▶ Required task
Exclude any images and output the remaining records exactly.

━━━━━━

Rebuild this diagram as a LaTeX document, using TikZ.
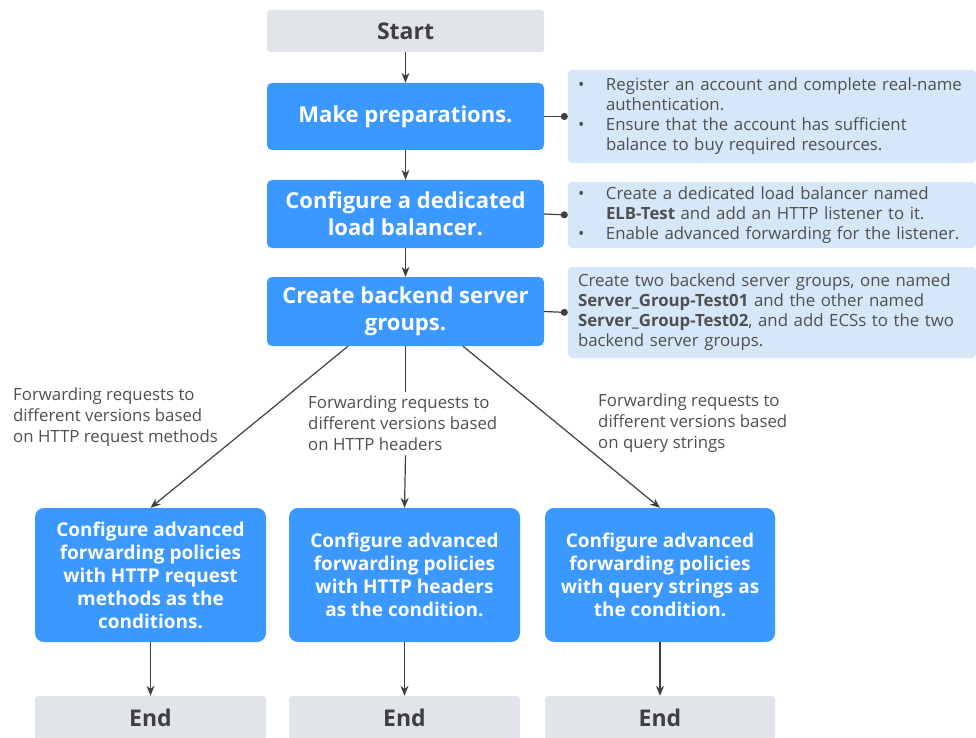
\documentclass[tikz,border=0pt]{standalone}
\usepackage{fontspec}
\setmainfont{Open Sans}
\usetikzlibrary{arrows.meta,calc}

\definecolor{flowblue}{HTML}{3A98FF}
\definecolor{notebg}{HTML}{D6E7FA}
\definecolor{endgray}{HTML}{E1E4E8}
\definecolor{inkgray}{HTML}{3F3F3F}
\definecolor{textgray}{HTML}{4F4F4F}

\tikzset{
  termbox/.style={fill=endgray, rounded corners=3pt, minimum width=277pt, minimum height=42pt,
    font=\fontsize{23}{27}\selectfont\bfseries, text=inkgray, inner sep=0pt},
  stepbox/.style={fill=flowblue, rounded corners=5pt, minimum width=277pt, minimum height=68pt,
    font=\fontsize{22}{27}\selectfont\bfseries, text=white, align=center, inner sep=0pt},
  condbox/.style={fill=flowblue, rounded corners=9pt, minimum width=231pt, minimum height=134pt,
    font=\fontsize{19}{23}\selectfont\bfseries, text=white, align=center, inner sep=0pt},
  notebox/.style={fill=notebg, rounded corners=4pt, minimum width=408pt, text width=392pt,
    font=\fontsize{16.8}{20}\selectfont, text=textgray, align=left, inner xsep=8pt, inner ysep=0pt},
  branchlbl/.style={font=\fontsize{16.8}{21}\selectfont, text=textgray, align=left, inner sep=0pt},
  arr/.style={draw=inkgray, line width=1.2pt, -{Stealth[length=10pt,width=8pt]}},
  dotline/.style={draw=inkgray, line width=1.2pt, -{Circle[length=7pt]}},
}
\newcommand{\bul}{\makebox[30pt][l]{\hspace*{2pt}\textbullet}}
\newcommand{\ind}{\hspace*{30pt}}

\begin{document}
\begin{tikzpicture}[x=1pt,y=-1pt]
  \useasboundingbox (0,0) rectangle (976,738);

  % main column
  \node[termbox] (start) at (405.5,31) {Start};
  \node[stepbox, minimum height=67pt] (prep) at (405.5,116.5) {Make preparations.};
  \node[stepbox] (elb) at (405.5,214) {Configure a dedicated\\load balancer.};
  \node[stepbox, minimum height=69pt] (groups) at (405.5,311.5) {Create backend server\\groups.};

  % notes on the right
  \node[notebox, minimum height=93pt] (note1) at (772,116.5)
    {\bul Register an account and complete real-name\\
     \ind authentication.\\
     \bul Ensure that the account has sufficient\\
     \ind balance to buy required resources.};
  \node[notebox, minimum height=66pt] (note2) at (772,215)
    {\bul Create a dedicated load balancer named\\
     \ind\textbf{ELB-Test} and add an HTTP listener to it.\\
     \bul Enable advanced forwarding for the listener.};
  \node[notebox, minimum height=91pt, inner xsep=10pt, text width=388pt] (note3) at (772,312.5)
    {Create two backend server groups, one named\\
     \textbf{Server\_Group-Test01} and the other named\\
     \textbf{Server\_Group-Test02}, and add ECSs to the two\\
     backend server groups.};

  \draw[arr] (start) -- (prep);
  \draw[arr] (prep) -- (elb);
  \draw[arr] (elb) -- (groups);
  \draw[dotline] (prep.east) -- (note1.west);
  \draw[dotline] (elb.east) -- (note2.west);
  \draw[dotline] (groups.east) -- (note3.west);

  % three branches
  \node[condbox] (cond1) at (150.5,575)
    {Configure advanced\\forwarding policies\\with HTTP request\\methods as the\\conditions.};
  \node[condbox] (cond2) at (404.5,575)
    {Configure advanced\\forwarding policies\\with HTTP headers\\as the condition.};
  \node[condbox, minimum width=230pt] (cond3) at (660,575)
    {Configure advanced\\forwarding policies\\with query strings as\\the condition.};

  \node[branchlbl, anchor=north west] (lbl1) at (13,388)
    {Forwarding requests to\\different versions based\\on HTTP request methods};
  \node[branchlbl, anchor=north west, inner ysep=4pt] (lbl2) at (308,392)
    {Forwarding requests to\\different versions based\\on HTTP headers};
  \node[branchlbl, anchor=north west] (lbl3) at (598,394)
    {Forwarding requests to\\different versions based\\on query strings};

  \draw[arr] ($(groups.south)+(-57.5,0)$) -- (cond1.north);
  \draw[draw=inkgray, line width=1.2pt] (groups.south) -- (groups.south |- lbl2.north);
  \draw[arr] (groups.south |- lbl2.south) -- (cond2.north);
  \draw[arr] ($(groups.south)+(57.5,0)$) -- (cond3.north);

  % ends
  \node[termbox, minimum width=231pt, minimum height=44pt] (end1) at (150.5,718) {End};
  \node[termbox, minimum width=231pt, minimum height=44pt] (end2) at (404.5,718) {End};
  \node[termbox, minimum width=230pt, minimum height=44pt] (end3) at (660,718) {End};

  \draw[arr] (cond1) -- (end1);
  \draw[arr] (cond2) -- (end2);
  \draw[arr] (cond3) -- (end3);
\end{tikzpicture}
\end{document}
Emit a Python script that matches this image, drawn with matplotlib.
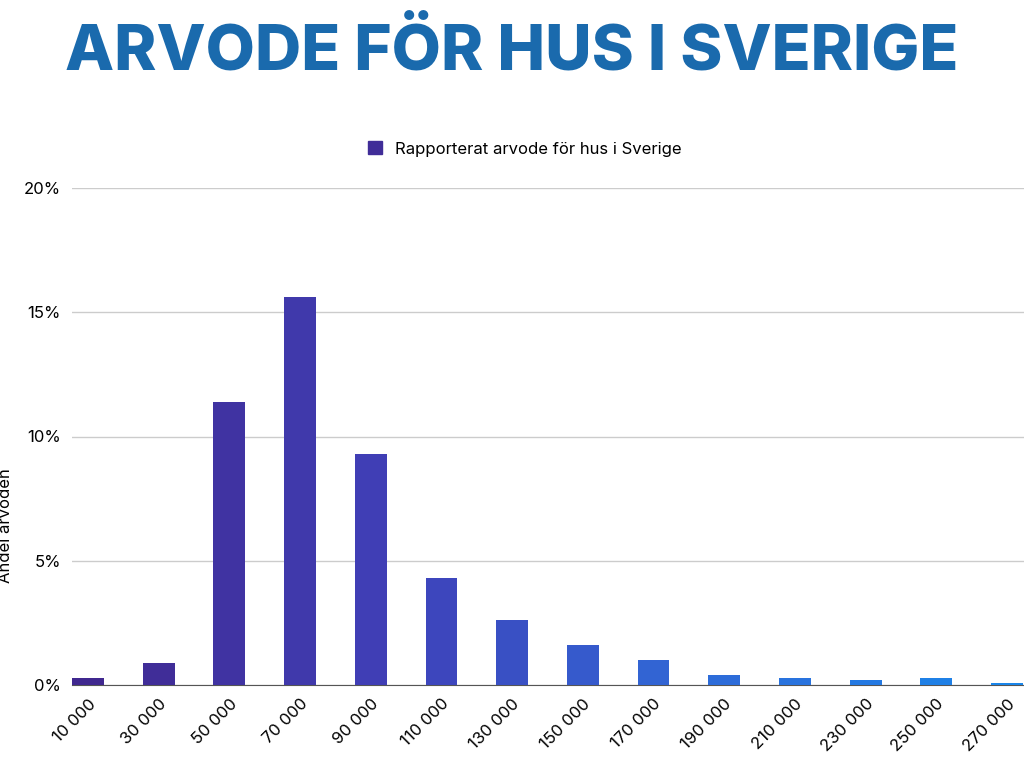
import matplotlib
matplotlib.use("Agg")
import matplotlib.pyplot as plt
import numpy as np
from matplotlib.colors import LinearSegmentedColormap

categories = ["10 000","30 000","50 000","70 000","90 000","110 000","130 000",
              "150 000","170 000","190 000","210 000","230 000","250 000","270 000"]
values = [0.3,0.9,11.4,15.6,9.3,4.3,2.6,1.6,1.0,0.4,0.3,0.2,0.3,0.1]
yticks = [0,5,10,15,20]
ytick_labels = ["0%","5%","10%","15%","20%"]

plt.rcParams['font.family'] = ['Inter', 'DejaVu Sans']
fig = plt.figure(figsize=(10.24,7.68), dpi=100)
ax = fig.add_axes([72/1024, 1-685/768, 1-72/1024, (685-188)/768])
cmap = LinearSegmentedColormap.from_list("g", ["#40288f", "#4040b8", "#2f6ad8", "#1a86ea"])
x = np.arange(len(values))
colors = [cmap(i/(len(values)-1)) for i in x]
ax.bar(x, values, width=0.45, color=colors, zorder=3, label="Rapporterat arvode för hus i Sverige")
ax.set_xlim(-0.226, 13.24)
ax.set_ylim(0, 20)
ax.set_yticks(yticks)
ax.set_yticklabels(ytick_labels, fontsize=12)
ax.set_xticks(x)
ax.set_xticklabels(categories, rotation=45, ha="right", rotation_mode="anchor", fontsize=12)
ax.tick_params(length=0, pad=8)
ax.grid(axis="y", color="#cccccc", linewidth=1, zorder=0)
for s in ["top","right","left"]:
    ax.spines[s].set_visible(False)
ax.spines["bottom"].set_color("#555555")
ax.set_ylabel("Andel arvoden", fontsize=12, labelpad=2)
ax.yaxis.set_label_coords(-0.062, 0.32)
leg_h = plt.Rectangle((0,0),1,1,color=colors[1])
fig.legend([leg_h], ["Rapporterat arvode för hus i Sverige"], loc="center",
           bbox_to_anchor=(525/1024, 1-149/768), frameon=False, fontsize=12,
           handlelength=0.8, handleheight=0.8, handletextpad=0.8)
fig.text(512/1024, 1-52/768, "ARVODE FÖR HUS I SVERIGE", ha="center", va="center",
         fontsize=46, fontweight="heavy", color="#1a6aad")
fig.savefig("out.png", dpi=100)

━━━━━━

▶ Result of the exercise
Rebuild this diagram as a LaTeX document, using TikZ.
\documentclass[tikz,border=0pt]{standalone}
\usepackage{fontspec}
\setmainfont{Open Sans}
\usetikzlibrary{arrows.meta,calc}

\definecolor{flowblue}{HTML}{3A98FF}
\definecolor{notebg}{HTML}{D6E7FA}
\definecolor{endgray}{HTML}{E1E4E8}
\definecolor{inkgray}{HTML}{3F3F3F}
\definecolor{textgray}{HTML}{4F4F4F}

\tikzset{
  termbox/.style={fill=endgray, rounded corners=3pt, minimum width=277pt, minimum height=42pt,
    font=\fontsize{23}{27}\selectfont\bfseries, text=inkgray, inner sep=0pt},
  stepbox/.style={fill=flowblue, rounded corners=5pt, minimum width=277pt, minimum height=68pt,
    font=\fontsize{22}{27}\selectfont\bfseries, text=white, align=center, inner sep=0pt},
  condbox/.style={fill=flowblue, rounded corners=9pt, minimum width=231pt, minimum height=134pt,
    font=\fontsize{19}{23}\selectfont\bfseries, text=white, align=center, inner sep=0pt},
  notebox/.style={fill=notebg, rounded corners=4pt, minimum width=408pt, text width=392pt,
    font=\fontsize{16.8}{20}\selectfont, text=textgray, align=left, inner xsep=8pt, inner ysep=0pt},
  branchlbl/.style={font=\fontsize{16.8}{21}\selectfont, text=textgray, align=left, inner sep=0pt},
  arr/.style={draw=inkgray, line width=1.2pt, -{Stealth[length=10pt,width=8pt]}},
  dotline/.style={draw=inkgray, line width=1.2pt, -{Circle[length=7pt]}},
}
\newcommand{\bul}{\makebox[30pt][l]{\hspace*{2pt}\textbullet}}
\newcommand{\ind}{\hspace*{30pt}}

\begin{document}
\begin{tikzpicture}[x=1pt,y=-1pt]
  \useasboundingbox (0,0) rectangle (976,738);

  % main column
  \node[termbox] (start) at (405.5,31) {Start};
  \node[stepbox, minimum height=67pt] (prep) at (405.5,116.5) {Make preparations.};
  \node[stepbox] (elb) at (405.5,214) {Configure a dedicated\\load balancer.};
  \node[stepbox, minimum height=69pt] (groups) at (405.5,311.5) {Create backend server\\groups.};

  % notes on the right
  \node[notebox, minimum height=93pt] (note1) at (772,116.5)
    {\bul Register an account and complete real-name\\
     \ind authentication.\\
     \bul Ensure that the account has sufficient\\
     \ind balance to buy required resources.};
  \node[notebox, minimum height=66pt] (note2) at (772,215)
    {\bul Create a dedicated load balancer named\\
     \ind\textbf{ELB-Test} and add an HTTP listener to it.\\
     \bul Enable advanced forwarding for the listener.};
  \node[notebox, minimum height=91pt, inner xsep=10pt, text width=388pt] (note3) at (772,312.5)
    {Create two backend server groups, one named\\
     \textbf{Server\_Group-Test01} and the other named\\
     \textbf{Server\_Group-Test02}, and add ECSs to the two\\
     backend server groups.};

  \draw[arr] (start) -- (prep);
  \draw[arr] (prep) -- (elb);
  \draw[arr] (elb) -- (groups);
  \draw[dotline] (prep.east) -- (note1.west);
  \draw[dotline] (elb.east) -- (note2.west);
  \draw[dotline] (groups.east) -- (note3.west);

  % three branches
  \node[condbox] (cond1) at (150.5,575)
    {Configure advanced\\forwarding policies\\with HTTP request\\methods as the\\conditions.};
  \node[condbox] (cond2) at (404.5,575)
    {Configure advanced\\forwarding policies\\with HTTP headers\\as the condition.};
  \node[condbox, minimum width=230pt] (cond3) at (660,575)
    {Configure advanced\\forwarding policies\\with query strings as\\the condition.};

  \node[branchlbl, anchor=north west] (lbl1) at (13,388)
    {Forwarding requests to\\different versions based\\on HTTP request methods};
  \node[branchlbl, anchor=north west, inner ysep=4pt] (lbl2) at (308,392)
    {Forwarding requests to\\different versions based\\on HTTP headers};
  \node[branchlbl, anchor=north west] (lbl3) at (598,394)
    {Forwarding requests to\\different versions based\\on query strings};

  \draw[arr] ($(groups.south)+(-57.5,0)$) -- (cond1.north);
  \draw[draw=inkgray, line width=1.2pt] (groups.south) -- (groups.south |- lbl2.north);
  \draw[arr] (groups.south |- lbl2.south) -- (cond2.north);
  \draw[arr] ($(groups.south)+(57.5,0)$) -- (cond3.north);

  % ends
  \node[termbox, minimum width=231pt, minimum height=44pt] (end1) at (150.5,718) {End};
  \node[termbox, minimum width=231pt, minimum height=44pt] (end2) at (404.5,718) {End};
  \node[termbox, minimum width=230pt, minimum height=44pt] (end3) at (660,718) {End};

  \draw[arr] (cond1) -- (end1);
  \draw[arr] (cond2) -- (end2);
  \draw[arr] (cond3) -- (end3);
\end{tikzpicture}
\end{document}
Emit a Python script that matches this image, drawn with matplotlib.
import matplotlib
matplotlib.use("Agg")
import matplotlib.pyplot as plt
import numpy as np
from matplotlib.colors import LinearSegmentedColormap

categories = ["10 000","30 000","50 000","70 000","90 000","110 000","130 000",
              "150 000","170 000","190 000","210 000","230 000","250 000","270 000"]
values = [0.3,0.9,11.4,15.6,9.3,4.3,2.6,1.6,1.0,0.4,0.3,0.2,0.3,0.1]
yticks = [0,5,10,15,20]
ytick_labels = ["0%","5%","10%","15%","20%"]

plt.rcParams['font.family'] = ['Inter', 'DejaVu Sans']
fig = plt.figure(figsize=(10.24,7.68), dpi=100)
ax = fig.add_axes([72/1024, 1-685/768, 1-72/1024, (685-188)/768])
cmap = LinearSegmentedColormap.from_list("g", ["#40288f", "#4040b8", "#2f6ad8", "#1a86ea"])
x = np.arange(len(values))
colors = [cmap(i/(len(values)-1)) for i in x]
ax.bar(x, values, width=0.45, color=colors, zorder=3, label="Rapporterat arvode för hus i Sverige")
ax.set_xlim(-0.226, 13.24)
ax.set_ylim(0, 20)
ax.set_yticks(yticks)
ax.set_yticklabels(ytick_labels, fontsize=12)
ax.set_xticks(x)
ax.set_xticklabels(categories, rotation=45, ha="right", rotation_mode="anchor", fontsize=12)
ax.tick_params(length=0, pad=8)
ax.grid(axis="y", color="#cccccc", linewidth=1, zorder=0)
for s in ["top","right","left"]:
    ax.spines[s].set_visible(False)
ax.spines["bottom"].set_color("#555555")
ax.set_ylabel("Andel arvoden", fontsize=12, labelpad=2)
ax.yaxis.set_label_coords(-0.062, 0.32)
leg_h = plt.Rectangle((0,0),1,1,color=colors[1])
fig.legend([leg_h], ["Rapporterat arvode för hus i Sverige"], loc="center",
           bbox_to_anchor=(525/1024, 1-149/768), frameon=False, fontsize=12,
           handlelength=0.8, handleheight=0.8, handletextpad=0.8)
fig.text(512/1024, 1-52/768, "ARVODE FÖR HUS I SVERIGE", ha="center", va="center",
         fontsize=46, fontweight="heavy", color="#1a6aad")
fig.savefig("out.png", dpi=100)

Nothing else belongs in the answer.